Intisari-online.com -Nama Egianus Kogoya kembali mencuat dalam serangan yang dilakukan oleh Kelompok Kriminal Bersenjata (KKB) Papua.
Terbaru, TNI diserang KKB Papua di Distrik Mapenduma, Kabupaten Nduga, Selasa 13 Juli 2021.
Dua anggota TNI dari Yonif 751/VJS terluka akibat baku tembak ini.
Mereka adalah Lettu Inf Sukma Panunjang dan Praka Abdul Hamid.
"Betul (ada kontak senjata di Nduga). Sekarang prajurit korban tembak KKB tersebut sudah dievakuasi ke RSUD Timika."
"Kondisi mereka berdua sadar dan stabil. Sudah ditangani oleh dokter RSUD dan dokter militer yang ada di Timika," ungkap Pangdam XVII/Cenderawasih, Mayjen Ignatius Yogo Triyono, Selasa.
Sosok Egianus Kogoya pun kini bisa dikatakan sebagai DPO paling berbahaya dari pada sejumlah pemimpin KKB yang lain.
Sejarah menelusuri kejahatan Egianus Kogoya sudah dimulai sejak tahun 2018 silam.
Yaitu ketika terjadi penembakan di Papua tepatnya di jembatan Nduga, Papua.
Saat itu ada 31 orang pekerja proyek tewas dan satu personel TNI.
Egianus Kogoya merupakan pimpinan gerakan OPM yang kerap terlibat dalam serangkaian aksi penembakan keji.
Ia juga menyerang lapangan terbang Kenyam, ibu kota Kabupaten Nduga, menyebabkan satu pilot Trigana Air tewas beserta dua warga sipil.
Kemudian dua anak beserta kedua orang tuanya tewas dibunuh dalam serangan itu.
Tahun 2018 juga Egianus Kogoya beserta bawahannya menyandera 15 guru dan tenaga medis di Mapenduma, Nduga.
Ia dikabarkan memiliki 20-25 senjata api berstandar militer.
Senjata itu didapatkan dari rampasan TNI-Polri.

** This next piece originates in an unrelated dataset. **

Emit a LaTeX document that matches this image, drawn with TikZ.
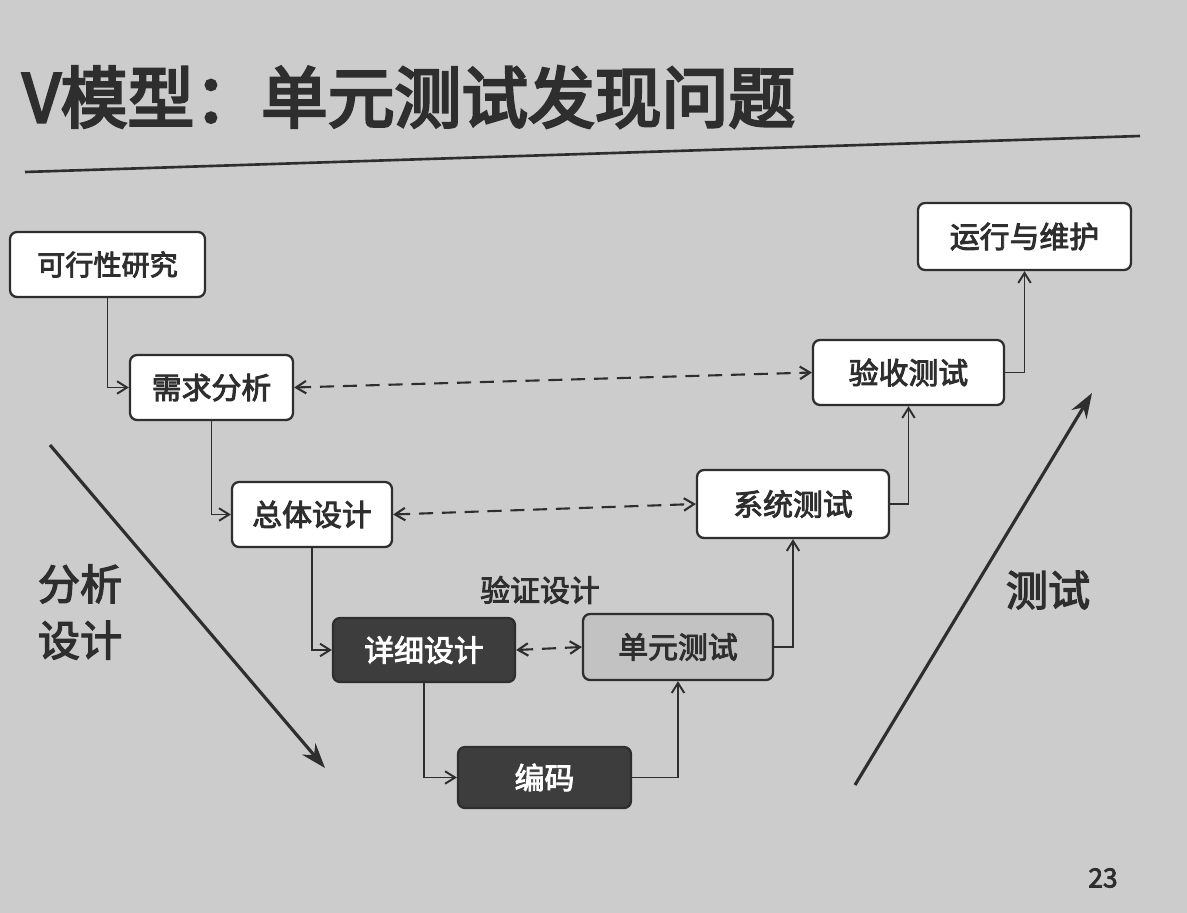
\documentclass[tikz,border=0pt]{standalone}
\usepackage{fontspec}
\setmainfont{Noto Sans CJK SC}
\newfontfamily\cjkbold{Noto Sans CJK SC}[FakeBold=3]
\newfontfamily\cjktitle{Noto Sans CJK SC}[FakeBold=4]
\usetikzlibrary{arrows.meta}
\definecolor{paper}{gray}{0.80}
\definecolor{ink}{gray}{0.18}
\definecolor{darkfill}{gray}{0.24}
\definecolor{unitfill}{gray}{0.76}
\begin{document}
\begin{tikzpicture}[x=0.02cm,y=-0.02cm,
  box/.style={draw=ink,line width=1.3pt,rounded corners=4pt,fill=white,text=ink,font=\cjkbold\fontsize{17}{20}\selectfont,minimum height=1.3cm,inner sep=0pt},
  darkbox/.style={box,fill=darkfill,text=white},
  unitbox/.style={box,fill=unitfill},
  flow/.style={draw=ink,line width=1.1pt,-{Straight Barb[length=2mm,width=2.5mm]}},
  link/.style={draw=ink,line width=1.2pt,dash pattern=on 8pt off 5pt,{Straight Barb[length=2mm,width=2.5mm]}-{Straight Barb[length=2mm,width=2.5mm]}},
  phase/.style={draw=ink,line width=1.8pt,-{Stealth[length=5mm,width=3.5mm]}}]
\fill[paper] (0,0) rectangle (1187,913);
% title
\node[anchor=west,text=ink,font=\cjktitle\fontsize{38}{44}\selectfont,inner sep=0pt] (title) at (22,97) {V模型：单元测试发现问题};
\draw[ink,line width=1.5pt] (25,172) -- (1140,136);
% left branch
\node[box,minimum width=3.9cm,font=\cjkbold\fontsize{16}{19}\selectfont] (feas) at (107.5,264.5) {可行性研究};
\node[box,minimum width=3.26cm] (req) at (211.5,387.5) {需求分析};
\node[box,minimum width=3.2cm] (arch) at (312,514.5) {总体设计};
\node[darkbox,minimum width=3.64cm,minimum height=1.28cm] (detail) at (424,650) {详细设计};
\node[darkbox,minimum width=3.46cm,minimum height=1.22cm] (code) at (544.5,777.5) {编码};
% right branch
\node[unitbox,minimum width=3.8cm,minimum height=1.32cm] (unit) at (678,647) {单元测试};
\node[box,minimum width=3.84cm,minimum height=1.36cm] (sys) at (793,504) {系统测试};
\node[box,minimum width=3.82cm] (acc) at (908.5,372.5) {验收测试};
\node[box,minimum width=4.26cm,minimum height=1.34cm] (ops) at (1024.5,236.5) {运行与维护};
% flow
\draw[flow] (feas.south) |- (req.west);
\draw[flow] (req.south) |- (arch.west);
\draw[flow] (arch.south) |- (detail.west);
\draw[flow] (detail.south) |- (code.west);
\draw[flow] (code.east) -| (unit.south);
\draw[flow] (unit.east) -| (sys.south);
\draw[flow] (sys.east) -| (acc.south);
\draw[flow] (acc.east) -| (ops.south);
% verification links
\draw[link] (req.east) -- (acc.west);
\draw[link] (arch.east) -- (sys.west);
\draw[link] (detail.east) -- (unit.west);
\node[text=ink,font=\cjkbold\fontsize{17}{20}\selectfont] (verify) at (540,590) {验证设计};
% phases
\coordinate (downA) at (50,445);
\coordinate (downB) at (325,768);
\coordinate (upA) at (855,785);
\coordinate (upB) at (1092,393);
\draw[phase] (downA) -- (downB);
\draw[phase] (upA) -- (upB);
\node[text=ink,align=center,font=\cjkbold\fontsize{24}{32}\selectfont] (analysis) at (80,612) {分析\\设计};
\node[text=ink,font=\cjkbold\fontsize{24}{28}\selectfont] (testing) at (1048,590) {测试};
\node[text=ink,font=\cjkbold\fontsize{15}{18}\selectfont] (page) at (1103,878) {23};
\end{tikzpicture}
\end{document}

Senjata itu lalu dipakai untuk melakukan aksi penembakan di Papua.
Salah satunya adalah penembakan di proyek pembangunan jembatan yang menewaskan 31 pekerja.
Insiden penembakan yang terjadi sering menimpa aparat, bahkan warga sipil juga sering menjadi sasarannya.
Jika Insiden penembakan terjadi, pemerintah mengklaim KKB adalah biang dari kekerasan yang terjadi tersebut.
Hasilnya, pembalasan besar-besaran dilakukan aparat, ungkap Sidney Jones, Direktur Institut Kebijakan Analis Konflik, pada AFP.
Bagi Sidney Jones, hal itu telah menempatkan Papua pada kekerasan tanpa akhir.
Penembakan yang terjadi diwarnai dengan kekerasan terburuk, setelah periode panjang.
Selain itu, minimnya informasi di Papua membuatnya sangat sulit untuk mengerahui apa yang terjadi di Papua saat ini.